Sunday 23 July 2017

What does Hedge Fund do?

Return on financial asset can be broken down into two components: capital appreciation and cash flow.

Capital appreciation is the purchase (or decrease) in the price of an asset over the purchase price. Cash flow is the actual cash distribution to the owner.

Hedge fund involves shorting shares of the company and using leverage.

Another example is to buy Google while shorting Yahoo in equal dollar amount. Alternatively you can buy Singtel and short M1 at the same time.The point is by taking hedge position, you can significantly reduce your risk of holding your Google or Singtel position.

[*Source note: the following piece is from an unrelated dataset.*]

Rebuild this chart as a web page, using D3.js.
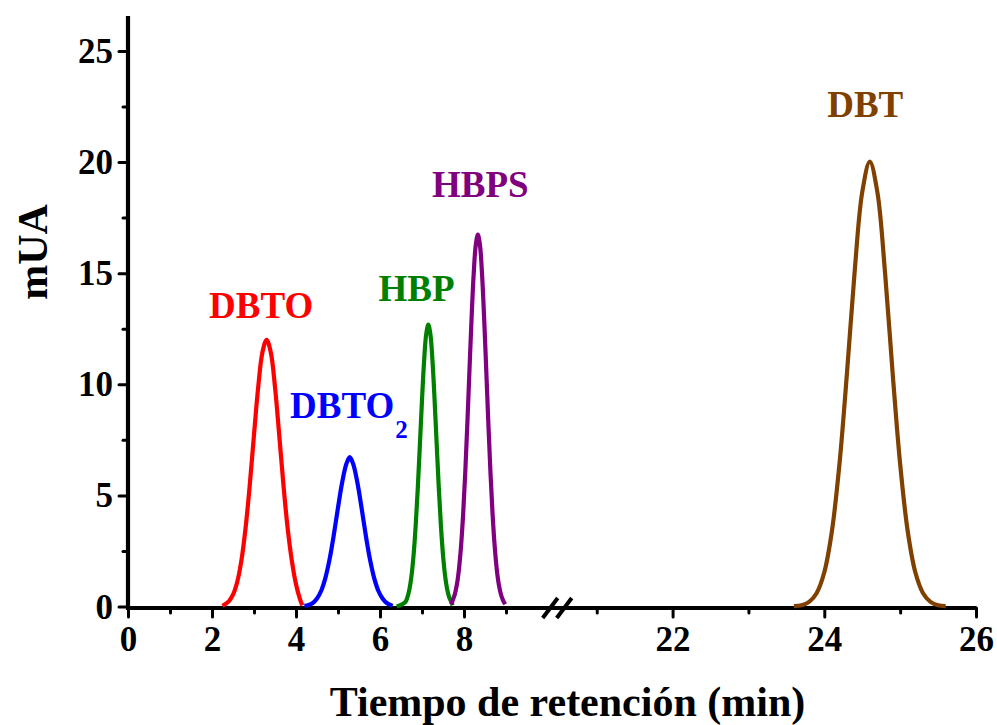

The Google (long) and Yahoo (Short) trade is known as a pairs trade, where investor wishes to benefit from his expectation that one security will perform better than another while hedging out market risk. The best pairs are those in the same or similar industries or ones where one industry has a clear advantage over the others.

The idea is to have a hedge portfolio of a dozen or more pairs trades that are similarly contrived to profit from the relative performance between two securities. 

Directional trade involves using strategies which captures macro trends. Nonetheless, the Sharpe Ratio of directional strategies are often low. A Sharpe Ratio, the portfolio return divided by the variability of the return, greater than 1 is very good. It means that taking the risk of making your investment is better than holding cash, even when the returns of the risky investment have been adjusted for the risk taken.

Arbitrage is likely the least volatile of all hedge strategies, involving simultaneous buying and selling of a security at two different prices in two different markets, resulting in profits without risk. Arbitrage opportunities do not stick around for long. The knowledge of an arbitrage seeps into the intelligence of the market, and others begin to see and trade the same idea, making it less profitable over time and prehaps even a losing trade.